▶ EXERCISE OBJECTIVE
Each entry must be given again exactly; images do not belong in the copy.

▶ RAW DATA
----------
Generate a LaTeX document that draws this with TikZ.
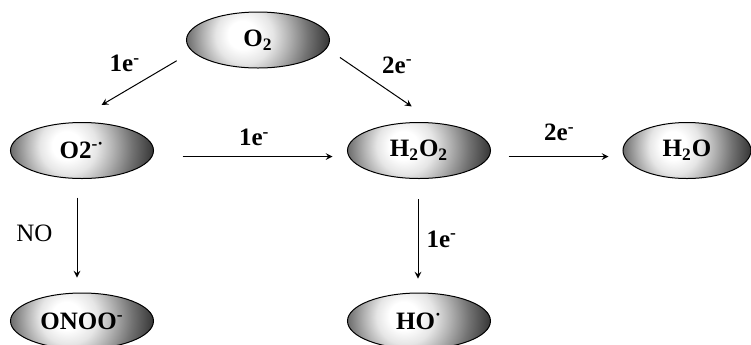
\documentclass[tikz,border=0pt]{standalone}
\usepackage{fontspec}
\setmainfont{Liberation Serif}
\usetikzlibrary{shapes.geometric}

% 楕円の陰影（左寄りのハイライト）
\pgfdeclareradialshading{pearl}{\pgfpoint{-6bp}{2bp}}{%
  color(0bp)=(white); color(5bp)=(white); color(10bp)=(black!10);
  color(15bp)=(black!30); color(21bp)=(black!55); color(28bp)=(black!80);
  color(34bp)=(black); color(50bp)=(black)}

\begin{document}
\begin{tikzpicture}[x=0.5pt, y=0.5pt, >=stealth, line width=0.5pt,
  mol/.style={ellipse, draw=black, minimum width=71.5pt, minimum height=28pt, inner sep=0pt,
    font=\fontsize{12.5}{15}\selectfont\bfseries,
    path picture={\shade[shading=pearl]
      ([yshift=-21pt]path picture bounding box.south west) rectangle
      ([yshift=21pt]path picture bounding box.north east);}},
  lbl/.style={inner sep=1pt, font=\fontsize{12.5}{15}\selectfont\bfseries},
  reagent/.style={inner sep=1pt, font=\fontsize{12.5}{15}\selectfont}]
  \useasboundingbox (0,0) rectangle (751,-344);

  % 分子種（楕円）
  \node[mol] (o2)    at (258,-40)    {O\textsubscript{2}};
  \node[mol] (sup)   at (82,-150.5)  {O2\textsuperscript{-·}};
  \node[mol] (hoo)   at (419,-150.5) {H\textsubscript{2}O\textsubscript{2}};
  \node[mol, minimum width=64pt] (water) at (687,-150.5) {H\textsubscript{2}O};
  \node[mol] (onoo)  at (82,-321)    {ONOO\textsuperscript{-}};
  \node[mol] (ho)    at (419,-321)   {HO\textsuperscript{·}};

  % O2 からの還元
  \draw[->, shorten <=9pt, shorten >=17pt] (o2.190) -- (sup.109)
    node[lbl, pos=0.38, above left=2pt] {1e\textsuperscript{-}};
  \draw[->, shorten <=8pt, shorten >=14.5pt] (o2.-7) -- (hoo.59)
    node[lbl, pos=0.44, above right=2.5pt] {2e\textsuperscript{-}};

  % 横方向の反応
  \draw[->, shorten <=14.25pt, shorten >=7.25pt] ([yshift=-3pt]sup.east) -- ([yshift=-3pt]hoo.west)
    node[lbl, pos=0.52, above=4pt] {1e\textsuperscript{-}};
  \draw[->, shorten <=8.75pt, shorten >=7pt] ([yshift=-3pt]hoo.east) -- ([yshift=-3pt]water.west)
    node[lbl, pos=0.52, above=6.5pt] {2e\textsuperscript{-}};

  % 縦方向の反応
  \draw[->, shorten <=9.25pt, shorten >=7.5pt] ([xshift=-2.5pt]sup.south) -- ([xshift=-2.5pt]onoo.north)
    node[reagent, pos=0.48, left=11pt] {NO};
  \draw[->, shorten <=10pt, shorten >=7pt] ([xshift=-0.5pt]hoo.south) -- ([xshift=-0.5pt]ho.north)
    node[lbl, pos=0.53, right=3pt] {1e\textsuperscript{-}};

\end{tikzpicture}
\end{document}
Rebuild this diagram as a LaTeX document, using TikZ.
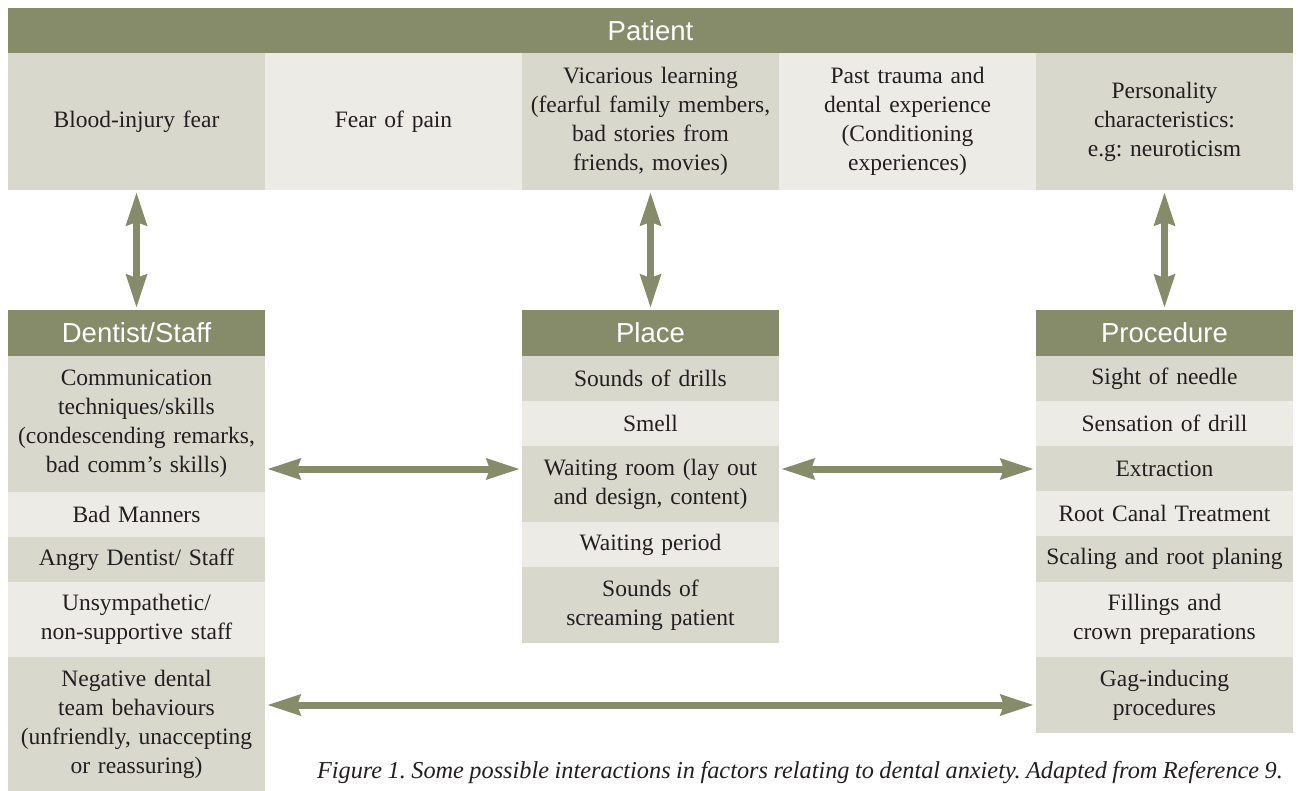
----------
▶ EXERCISE ANSWER
Generate a LaTeX document that draws this with TikZ.
\documentclass[tikz,border=0pt]{standalone}
\usepackage{fontspec}
\setmainfont{Liberation Serif}
\usetikzlibrary{shapes.geometric}

% 楕円の陰影（左寄りのハイライト）
\pgfdeclareradialshading{pearl}{\pgfpoint{-6bp}{2bp}}{%
  color(0bp)=(white); color(5bp)=(white); color(10bp)=(black!10);
  color(15bp)=(black!30); color(21bp)=(black!55); color(28bp)=(black!80);
  color(34bp)=(black); color(50bp)=(black)}

\begin{document}
\begin{tikzpicture}[x=0.5pt, y=0.5pt, >=stealth, line width=0.5pt,
  mol/.style={ellipse, draw=black, minimum width=71.5pt, minimum height=28pt, inner sep=0pt,
    font=\fontsize{12.5}{15}\selectfont\bfseries,
    path picture={\shade[shading=pearl]
      ([yshift=-21pt]path picture bounding box.south west) rectangle
      ([yshift=21pt]path picture bounding box.north east);}},
  lbl/.style={inner sep=1pt, font=\fontsize{12.5}{15}\selectfont\bfseries},
  reagent/.style={inner sep=1pt, font=\fontsize{12.5}{15}\selectfont}]
  \useasboundingbox (0,0) rectangle (751,-344);

  % 分子種（楕円）
  \node[mol] (o2)    at (258,-40)    {O\textsubscript{2}};
  \node[mol] (sup)   at (82,-150.5)  {O2\textsuperscript{-·}};
  \node[mol] (hoo)   at (419,-150.5) {H\textsubscript{2}O\textsubscript{2}};
  \node[mol, minimum width=64pt] (water) at (687,-150.5) {H\textsubscript{2}O};
  \node[mol] (onoo)  at (82,-321)    {ONOO\textsuperscript{-}};
  \node[mol] (ho)    at (419,-321)   {HO\textsuperscript{·}};

  % O2 からの還元
  \draw[->, shorten <=9pt, shorten >=17pt] (o2.190) -- (sup.109)
    node[lbl, pos=0.38, above left=2pt] {1e\textsuperscript{-}};
  \draw[->, shorten <=8pt, shorten >=14.5pt] (o2.-7) -- (hoo.59)
    node[lbl, pos=0.44, above right=2.5pt] {2e\textsuperscript{-}};

  % 横方向の反応
  \draw[->, shorten <=14.25pt, shorten >=7.25pt] ([yshift=-3pt]sup.east) -- ([yshift=-3pt]hoo.west)
    node[lbl, pos=0.52, above=4pt] {1e\textsuperscript{-}};
  \draw[->, shorten <=8.75pt, shorten >=7pt] ([yshift=-3pt]hoo.east) -- ([yshift=-3pt]water.west)
    node[lbl, pos=0.52, above=6.5pt] {2e\textsuperscript{-}};

  % 縦方向の反応
  \draw[->, shorten <=9.25pt, shorten >=7.5pt] ([xshift=-2.5pt]sup.south) -- ([xshift=-2.5pt]onoo.north)
    node[reagent, pos=0.48, left=11pt] {NO};
  \draw[->, shorten <=10pt, shorten >=7pt] ([xshift=-0.5pt]hoo.south) -- ([xshift=-0.5pt]ho.north)
    node[lbl, pos=0.53, right=3pt] {1e\textsuperscript{-}};

\end{tikzpicture}
\end{document}
Rebuild this diagram as a LaTeX document, using TikZ.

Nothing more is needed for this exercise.